* _What the task asks_: Copy the data that follows, character for character, minus the pictures.

* _Dataset content_:
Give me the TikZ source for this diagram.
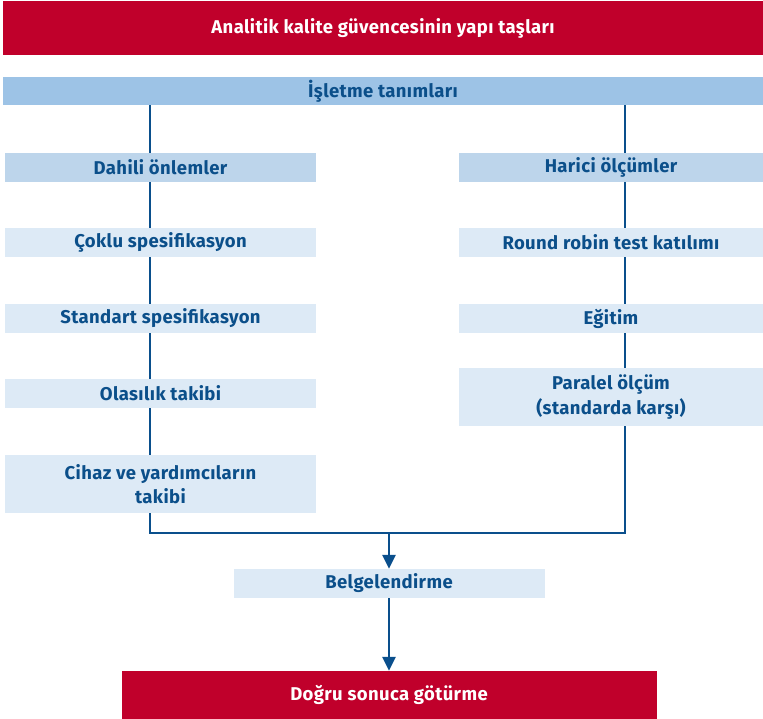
\documentclass[tikz,border=0pt]{standalone}
\usepackage{fontspec}
\setmainfont{Fira Sans}[LetterSpace=2]
\usetikzlibrary{arrows.meta}
\definecolor{qred}{HTML}{C0002B}
\definecolor{qbar}{HTML}{9DC3E6}
\definecolor{qmid}{HTML}{BDD5EB}
\definecolor{qlight}{HTML}{DDEAF6}
\definecolor{qtext}{HTML}{0B4F8A}
\definecolor{qline}{HTML}{0A4F8C}
\tikzset{
  box/.style={rectangle, inner sep=0pt, align=center, text=qtext,
    font=\fontsize{18.5}{24.5}\selectfont\bfseries},
  redbox/.style={box, fill=qred, text=white},
  midbox/.style={box, fill=qmid, minimum height=29pt},
  lightbox/.style={box, fill=qlight, minimum height=29pt},
  conn/.style={draw=qline, line width=2.8pt},
  arr/.style={conn, -{Triangle[width=13pt,length=14pt]}}
}
\begin{document}
\begin{tikzpicture}[x=1pt,y=-1pt]
\useasboundingbox (0,0) rectangle (763,719);
% connectors (behind boxes)
\coordinate (lb) at (150,533);
\coordinate (rb) at (625,533);
\coordinate (mb) at (389,533);
\coordinate (lt) at (150,100);
\coordinate (rt) at (625,100);
\draw[conn] (lt) -- (lb) -- (rb) -- (rt);
% boxes
\node[redbox, minimum width=760pt, minimum height=54pt] (title) at (383,28) {Analitik kalite güvencesinin yapı taşları};
\node[box, fill=qbar, minimum width=760pt, minimum height=28pt] (isletme) at (383,91) {İşletme tanımları};
\node[midbox, minimum width=311pt] (dahili) at (160.5,167.5) {Dahili önlemler};
\node[lightbox, minimum width=311pt] (coklu) at (160.5,242.5) {Çoklu spesifikasyon};
\node[lightbox, minimum width=311pt] (standart) at (160.5,318.5) {Standart spesifikasyon};
\node[lightbox, minimum width=311pt] (olasilik) at (160.5,393.5) {Olasılık takibi};
\node[lightbox, minimum width=311pt, minimum height=58pt] (cihaz) at (160.5,484) {Cihaz ve yardımcıların\\takibi};
\node[midbox, minimum width=304pt] (harici) at (611,167.5) {Harici ölçümler};
\node[lightbox, minimum width=304pt] (round) at (611,242.5) {Round robin test katılımı};
\node[lightbox, minimum width=304pt] (egitim) at (611,318.5) {Eğitim};
\node[lightbox, minimum width=304pt, minimum height=58pt] (paralel) at (611,397) {Paralel ölçüm\\(standarda karşı)};
\node[lightbox, minimum width=311pt] (belg) at (389,583.5) {Belgelendirme};
\node[redbox, minimum width=535pt, minimum height=48pt] (dogru) at (389,695) {Doğru sonuca götürme};
% arrows
\draw[arr] (mb) -- (belg.north);
\draw[arr] (belg.south) -- (dogru.north);
\end{tikzpicture}
\end{document}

* _Reply to the task_:
Give me the TikZ source for this diagram.
\documentclass[tikz,border=0pt]{standalone}
\usepackage{fontspec}
\setmainfont{Fira Sans}[LetterSpace=2]
\usetikzlibrary{arrows.meta}
\definecolor{qred}{HTML}{C0002B}
\definecolor{qbar}{HTML}{9DC3E6}
\definecolor{qmid}{HTML}{BDD5EB}
\definecolor{qlight}{HTML}{DDEAF6}
\definecolor{qtext}{HTML}{0B4F8A}
\definecolor{qline}{HTML}{0A4F8C}
\tikzset{
  box/.style={rectangle, inner sep=0pt, align=center, text=qtext,
    font=\fontsize{18.5}{24.5}\selectfont\bfseries},
  redbox/.style={box, fill=qred, text=white},
  midbox/.style={box, fill=qmid, minimum height=29pt},
  lightbox/.style={box, fill=qlight, minimum height=29pt},
  conn/.style={draw=qline, line width=2.8pt},
  arr/.style={conn, -{Triangle[width=13pt,length=14pt]}}
}
\begin{document}
\begin{tikzpicture}[x=1pt,y=-1pt]
\useasboundingbox (0,0) rectangle (763,719);
% connectors (behind boxes)
\coordinate (lb) at (150,533);
\coordinate (rb) at (625,533);
\coordinate (mb) at (389,533);
\coordinate (lt) at (150,100);
\coordinate (rt) at (625,100);
\draw[conn] (lt) -- (lb) -- (rb) -- (rt);
% boxes
\node[redbox, minimum width=760pt, minimum height=54pt] (title) at (383,28) {Analitik kalite güvencesinin yapı taşları};
\node[box, fill=qbar, minimum width=760pt, minimum height=28pt] (isletme) at (383,91) {İşletme tanımları};
\node[midbox, minimum width=311pt] (dahili) at (160.5,167.5) {Dahili önlemler};
\node[lightbox, minimum width=311pt] (coklu) at (160.5,242.5) {Çoklu spesifikasyon};
\node[lightbox, minimum width=311pt] (standart) at (160.5,318.5) {Standart spesifikasyon};
\node[lightbox, minimum width=311pt] (olasilik) at (160.5,393.5) {Olasılık takibi};
\node[lightbox, minimum width=311pt, minimum height=58pt] (cihaz) at (160.5,484) {Cihaz ve yardımcıların\\takibi};
\node[midbox, minimum width=304pt] (harici) at (611,167.5) {Harici ölçümler};
\node[lightbox, minimum width=304pt] (round) at (611,242.5) {Round robin test katılımı};
\node[lightbox, minimum width=304pt] (egitim) at (611,318.5) {Eğitim};
\node[lightbox, minimum width=304pt, minimum height=58pt] (paralel) at (611,397) {Paralel ölçüm\\(standarda karşı)};
\node[lightbox, minimum width=311pt] (belg) at (389,583.5) {Belgelendirme};
\node[redbox, minimum width=535pt, minimum height=48pt] (dogru) at (389,695) {Doğru sonuca götürme};
% arrows
\draw[arr] (mb) -- (belg.north);
\draw[arr] (belg.south) -- (dogru.north);
\end{tikzpicture}
\end{document}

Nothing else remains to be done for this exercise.